Depending on how you feel about your past and what the issue was will determine the next step. If you are able to move forward from your past, you can take out all that you have written about your future. This one you get to read again. The difference is this time you are going to make some decisions about what you have written.
As you read through all you have written you should find things that make sense and are realistic. With those things you are going to decide if they really are something you would like to see in your future. Or was the idea of it when you were writing it all down just a wild hair that doesn’t sound as compelling as it did when first writing it down. Put a star next to the things you like and seem like something you can do. Cross out the things that just don’t sound realistic anymore or maybe what you read and think it sounds completely out of character for you, unnecessary or “stupid.” Sometimes we write things in the moment and go back and read it and wonder what we were thinking when we wrote it? That is fine. It happens to everyone.
Between the stars and the things you crossed out you should find the fantasies or the unrealistic dreams you wrote about. These are things that don’t seem stupid or unnecessary. These are things you wish would be realistic (FYI – if one of those things is having who or what you lost in your life you may need to go back to step one again and rethink what else you need to add to the first part and no you can’t read what you wrote the first time around. That is still something you can’t and won’t read).
Between the starred realistic things and the fantasy/dreamy stuff you should see a future that has things that are immediate or should be possible in the short-term.
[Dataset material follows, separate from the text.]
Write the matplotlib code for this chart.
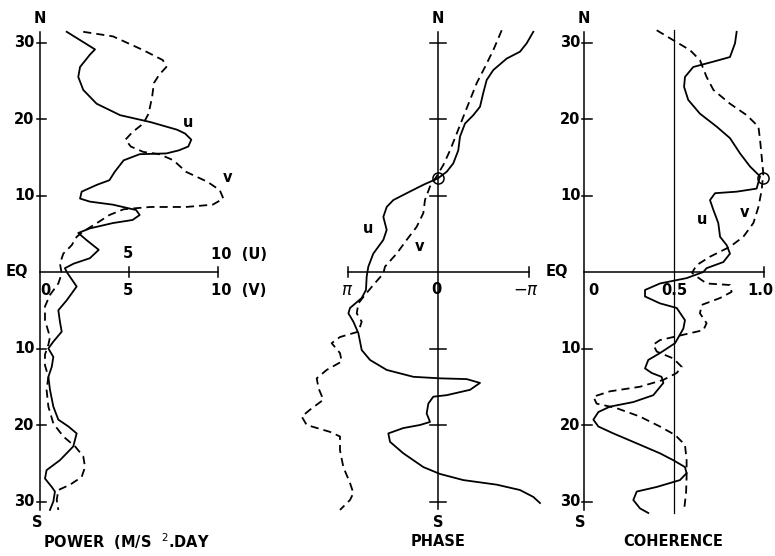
import numpy as np
import matplotlib.pyplot as plt

# latitude tick positions (positive = N, negative = S)
lat_ticks = [30, 20, 10, -10, -20, -30]
lat_labels = ['30', '20', '10', '10', '20', '30']

# ---- power panel (M/S ^2 . DAY) ----
pow_u_lat = [31.4, 29.1, 28.4, 26.8, 25.5, 23.8, 22.0, 20.5, 19.6, 18.6, 18.1, 17.3, 16.4, 15.9, 15.5, 15.4,
             14.6, 13.1, 12.0, 11.4, 10.5, 9.6, 9.2, 8.8, 8.1, 7.45, 6.8, 6.4, 5.7, 5.1, 4.2, 2.9,
             1.8, 1.1, 0.5, 0.0, -1.9, -3.7, -5.0, -6.5, -7.8, -9.1, -10.0, -11.1, -12.4, -13.7,
             -15.4, -17.6, -19.3, -20.2, -21.1, -22.8, -24.6, -25.9, -27.0, -28.1, -28.7, -30.0, -31.1]
pow_u_val = [1.5, 3.09, 2.8, 2.25, 2.15, 2.43, 3.18, 4.5, 6.2, 7.7, 8.15, 8.5, 8.33, 7.8, 7.1, 5.6,
             4.7, 4.2, 3.9, 3.2, 2.34, 2.25, 2.8, 4.1, 5.4, 5.6, 5.2, 4.1, 2.8, 2.15, 2.6, 3.3,
             2.8, 1.9, 1.4, 1.5, 2.06, 1.5, 1.03, 1.12, 1.22, 0.75, 0.47, 0.75, 0.66, 0.47,
             0.56, 0.75, 1.03, 1.6, 2.06, 1.87, 1.12, 0.37, 0.28, 0.66, 0.84, 0.75, 0.56]
pow_v_lat = [31.4, 30.8, 29.0, 27.7, 26.8, 25.8, 24.7, 22.9, 20.7, 19.4, 18.3, 17.3, 16.4, 15.7,
             15.4, 14.6, 13.1, 11.8, 10.7, 9.6, 8.8, 8.5, 8.5, 8.2, 7.45, 6.4, 5.3, 4.6, 3.5, 2.4,
             1.1, -0.2, -1.5, -3.0, -4.5, -6.3, -8.5, -9.5, -10.8, -12.2, -13.7, -15.4, -17.6,
             -19.8, -21.5, -22.8, -24.1, -25.5, -26.8, -27.8, -28.5, -29.8, -31.1]
pow_v_val = [2.43, 4.1, 5.8, 6.9, 7.1, 6.7, 6.4, 6.3, 6.1, 5.8, 5.2, 4.8, 5.1, 5.8,
             6.7, 7.5, 8.2, 9.4, 10.1, 10.3, 9.7, 8.2, 6.2, 4.7, 3.9, 3.2, 2.43, 2.06, 1.78, 1.31,
             1.12, 1.22, 1.03, 0.56, 0.28, 0.28, 0.56, 0.47, 0.28, 0.28, 0.47, 0.37, 0.47,
             0.75, 1.31, 1.97, 2.43, 2.53, 2.34, 1.69, 1.03, 0.94, 1.03]

# ---- phase panel (units of pi, pi on the left) ----
ph_u_lat = [31.4, 29.9, 28.8, 27.9, 26.4, 25.1, 23.4, 21.6, 20.5, 19.4, 17.7, 15.9, 14.2, 13.1,
            12.25, 11.4, 10.3, 9.4, 8.5, 7.2, 5.5, 4.2, 2.4, 0.7, -0.6, -2.35, -3.4, -4.7, -5.4,
            -6.5, -8.0, -10.2, -11.5, -12.8, -13.7, -13.9, -14.0, -14.5, -15.4, -16.1, -16.3,
            -17.2, -18.5, -19.6, -20.0, -20.4, -21.1, -22.2, -23.7, -25.5, -26.4, -27.2, -27.8,
            -28.5, -29.4, -30.2]
ph_u_val = [-1.053, -0.98, -0.906, -0.759, -0.611, -0.538, -0.5, -0.464, -0.39, -0.298, -0.243,
            -0.224, -0.169, -0.096, 0.0, 0.162, 0.346, 0.494, 0.567, 0.604, 0.567, 0.604, 0.715,
            0.77, 0.788, 0.796, 0.843, 0.972, 0.99, 0.935, 0.88, 0.843, 0.751, 0.567, 0.273,
            -0.022, -0.317, -0.464, -0.354, -0.096, 0.052, 0.107, 0.125, 0.088, 0.199, 0.383,
            0.549, 0.53, 0.383, 0.162, -0.022, -0.28, -0.649, -0.906, -1.053, -1.127]
ph_v_lat = [31.6, 29.0, 26.8, 24.7, 22.5, 20.3, 18.1, 15.9, 14.0, 12.5, 11.2, 9.4, 7.7, 5.9, 4.2,
            2.4, 0.7, -0.2, -1.7, -3.0, -4.1, -5.4, -6.5, -7.8, -8.5, -9.3, -10.6, -11.7, -12.8,
            -13.9, -15.2, -16.7, -18.0, -18.9, -20.0, -20.9, -21.5, -23.3, -25.5, -27.6, -28.9,
            -29.8, -31.1]
ph_v_val = [-0.704, -0.611, -0.519, -0.428, -0.354, -0.28, -0.207, -0.133, -0.059, 0.015, 0.088,
            0.144, 0.162, 0.236, 0.346, 0.457, 0.586, 0.604, 0.715, 0.807, 0.88, 0.898, 0.843,
            0.88, 1.083, 1.175, 1.083, 1.064, 1.23, 1.34, 1.32, 1.267, 1.414, 1.506, 1.451, 1.193,
            1.083, 1.083, 1.046, 0.972, 0.935, 0.972, 1.083]

# ---- coherence panel ----
co_u_lat = [31.4, 29.9, 28.1, 27.5, 26.8, 25.5, 24.2, 22.5, 20.7, 19.0, 17.5, 15.5, 13.8, 12.5,
            10.9, 10.5, 10.3, 9.4, 8.1, 6.4, 4.6, 3.5, 2.4, 1.3, 0.5, 0.0, -0.8, -1.5, -2.35, -3.2,
            -4.1, -4.7, -6.3, -7.4, -9.3, -10.6, -11.5, -12.6, -13.2, -13.7, -14.5, -16.1, -17.0,
            -17.6, -18.3, -19.3, -20.2, -21.1, -22.4, -23.7, -24.6, -25.5, -26.3, -27.2, -28.1,
            -28.7, -29.8, -30.9, -31.5]
co_u_val = [0.848, 0.839, 0.811, 0.719, 0.607, 0.561, 0.556, 0.579, 0.644, 0.737, 0.811, 0.867,
            0.922, 0.978, 0.959, 0.848, 0.728, 0.7, 0.719, 0.746, 0.756, 0.793, 0.811, 0.774,
            0.681, 0.663, 0.57, 0.422, 0.339, 0.339, 0.422, 0.515, 0.561, 0.552, 0.506, 0.422,
            0.357, 0.339, 0.376, 0.431, 0.441, 0.385, 0.274, 0.144, 0.08, 0.052, 0.08, 0.163,
            0.293, 0.422, 0.496, 0.561, 0.57, 0.533, 0.404, 0.293, 0.274, 0.311, 0.357]
co_v_lat = [31.6, 30.3, 29.0, 27.7, 25.5, 23.8, 22.0, 20.5, 19.0, 17.3, 15.1, 12.9, 10.7, 8.5, 6.4,
            4.6, 3.3, 2.0, 0.9, -0.1, -0.6, -1.5, -1.7, -2.6, -3.4, -4.3, -5.4, -6.7, -7.6, -8.2,
            -8.9, -9.5, -10.4, -11.3, -12.4, -13.2, -14.1, -15.0, -15.6, -16.3, -17.2, -17.8,
            -18.9, -20.2, -21.3, -22.6, -24.6, -26.8, -28.9, -31.1]
co_v_val = [0.404, 0.496, 0.589, 0.644, 0.681, 0.719, 0.811, 0.904, 0.969, 0.978, 0.987, 0.996,
            0.987, 0.969, 0.941, 0.885, 0.811, 0.7, 0.626, 0.6, 0.626, 0.681, 0.811, 0.82, 0.756,
            0.654, 0.644, 0.681, 0.663, 0.552, 0.422, 0.385, 0.404, 0.496, 0.543, 0.515, 0.441,
            0.311, 0.144, 0.052, 0.07, 0.181, 0.311, 0.422, 0.506, 0.561, 0.57, 0.57, 0.567, 0.556]

# point where u and v coincide (circle)
circ_lat = 12.3
circ_phase = 0.0
circ_coh = 0.994

fig = plt.figure(figsize=(7.75, 5.56), dpi=100)
W, H = 775.0, 556.0
lat0_px, px_deg = 272.0, 7.65
ylo, yhi = -35, 35
bottom = 1 - (lat0_px - ylo * px_deg) / H
height = (yhi - ylo) * px_deg / H

def make_ax(x0_px, px_unit, xlo, xhi):
    # x0_px is the pixel of data value 0, px_unit pixels per data unit (negative = reversed)
    p1 = x0_px + xlo * px_unit
    p2 = x0_px + xhi * px_unit
    ax = fig.add_axes([min(p1, p2) / W, bottom, abs(p2 - p1) / W, height])
    ax.set_ylim(ylo, yhi)
    ax.set_xlim(xlo, xhi)
    ax.axis('off')
    return ax

fkw = dict(fontsize=10.5, fontweight='bold', color='black')
lkw = dict(color='black', lw=1.1)
solid = dict(color='black', lw=1.3, solid_joinstyle='round')
dash = dict(color='black', lw=1.3, ls=(0, (4.5, 2.8)), dash_joinstyle='round')

# ---------------- power ----------------
ax1 = make_ax(40, 17.8, -1.5, 12)
ax1.plot([0, 0], [31.4, -31.1], **lkw)
ax1.plot([0, 10], [0, 0], **lkw)
for t in lat_ticks:
    ax1.plot([-0.15, 0.35], [t, t], **lkw)
for t in [5, 10]:
    ax1.plot([t, t], [-0.6, 0.6], **lkw)
for t, s in zip(lat_ticks, lat_labels):
    ax1.text(-0.3, t, s, ha='right', va='center', **fkw)
ax1.text(-0.65, 0, 'EQ', ha='right', va='center', **fkw)
ax1.text(0, 33.2, 'N', ha='center', va='center', **fkw)
ax1.text(-0.15, -32.7, 'S', ha='center', va='center', **fkw)
ax1.text(4.94, 2.4, '5', ha='center', va='center', **fkw)
ax1.text(9.6, 2.3, '10  (U)', ha='left', va='center', **fkw)
ax1.text(0.28, -2.4, '0', ha='center', va='center', **fkw)
ax1.text(4.94, -2.4, '5', ha='center', va='center', **fkw)
ax1.text(9.6, -2.4, '10  (V)', ha='left', va='center', **fkw)
ax1.text(0.15, -35.2, 'POWER  (M/S  $^{2}$.DAY', ha='left', va='center', **fkw)
ax1.plot(pow_u_val, pow_u_lat, **solid)
ax1.plot(pow_v_val, pow_v_lat, **dash)
ax1.text(8.3, 19.6, 'u', ha='center', va='center', **fkw)
ax1.text(10.56, 12.3, 'v', ha='center', va='center', **fkw)

# ---------------- phase ----------------
ax2 = make_ax(438, -90.5, 1.6, -1.25)
ax2.plot([0, 0], [31.4, -31.0], **lkw)
ax2.plot([1, -1], [0, 0], **lkw)
for t in lat_ticks:
    ax2.plot([0.09, -0.09], [t, t], **lkw)
for t in [1, -1]:
    ax2.plot([t, t], [-0.7, 0.7], **lkw)
ax2.text(0, 33.2, 'N', ha='center', va='center', **fkw)
ax2.text(0, -32.7, 'S', ha='center', va='center', **fkw)
ax2.text(1.0, -2.4, r'$\pi$', ha='center', va='center', fontsize=12, color='black')
ax2.text(0.02, -2.3, '0', ha='center', va='center', **fkw)
ax2.text(-0.97, -2.4, r'$-\pi$', ha='center', va='center', fontsize=12, color='black')
ax2.text(0, -35.2, 'PHASE', ha='center', va='center', **fkw)
ax2.plot(ph_u_val, ph_u_lat, **solid)
ax2.plot(ph_v_val, ph_v_lat, **dash)
ax2.plot([circ_phase], [circ_lat], marker='o', ms=8, mfc='none', mec='black', mew=1.1)
ax2.text(0.773, 5.75, 'u', ha='center', va='center', **fkw)
ax2.text(0.2, 3.3, 'v', ha='center', va='center', **fkw)

# ---------------- coherence ----------------
ax3 = make_ax(584, 180, -0.1, 1.05)
ax3.plot([0, 0], [31.4, -31.1], **lkw)
ax3.plot([0.5, 0.5], [31.6, -31.5], color='black', lw=0.9)
ax3.plot([0, 1.0], [0, 0], **lkw)
for t in lat_ticks:
    ax3.plot([-0.01, 0.045], [t, t], **lkw)
ax3.plot([1.0, 1.0], [-0.6, 0.6], **lkw)
for t, s in zip(lat_ticks, lat_labels):
    ax3.text(-0.02, t, s, ha='right', va='center', **fkw)
ax3.text(-0.09, 0, 'EQ', ha='right', va='center', **fkw)
ax3.text(0, 33.2, 'N', ha='center', va='center', **fkw)
ax3.text(-0.02, -32.7, 'S', ha='center', va='center', **fkw)
ax3.text(0.05, -2.4, '0', ha='center', va='center', **fkw)
ax3.text(0.5, -2.4, '0.5', ha='center', va='center', **fkw)
ax3.text(1.05, -2.4, '1.0', ha='right', va='center', **fkw)
ax3.text(0.494, -35.2, 'COHERENCE', ha='center', va='center', **fkw)
ax3.plot(co_u_val, co_u_lat, **solid)
ax3.plot(co_v_val, co_v_lat, **dash)
ax3.plot([circ_coh], [circ_lat], marker='o', ms=8, mfc='none', mec='black', mew=1.1,
         clip_on=False)
ax3.text(0.654, 6.8, 'u', ha='center', va='center', **fkw)
ax3.text(0.894, 7.8, 'v', ha='center', va='center', **fkw)

fig.savefig('out.png', dpi=100)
You should also see some things that are going to take you more time to accomplish or get to. You will then be left with the dreamy stuff. There is nothing wrong with positive dreamy stuff. You just need to recognize what is real and what is fantasy.
CREATE A LIST FOR REAL SHORT AND LONG TERM; DREAM, REALITY, AND FANTASY
From this point, you should see a world and future for you moving forward that makes sense to you. You should see some things that can be goals for you as you move forward. Steps in the process of moving forward give you something to focus on and work toward. This brings you hope for a future that you designed that has defined steps to get there.
Writing through your problems and troubles takes time. Even with your future plan ahead of you, this is just the beginning. This is life and there are going to be new problems or old problems not worked through yet. The good thing is you have some basic tools through writing to help you through what will come up next in your life. You can also build on those basic tools and find new ways to work through your next problems.
Through this basic writing process (notice I didn’t say easy…its not going to be easy) you will start to see what was holding you back melt away. It may melt like an ice cube on a sidewalk on a hot day or it may melt slow like a polar ice cap. Most will find it a slow melt. It may even be a slow process depending on how long you take with the first step. If you can’t seem to move on from step one for a long period of time, you may require some additional guidance that can be offered by a mental health professional, coach, or therapist. It is something I can help you with on a more indiviudal level if necessary.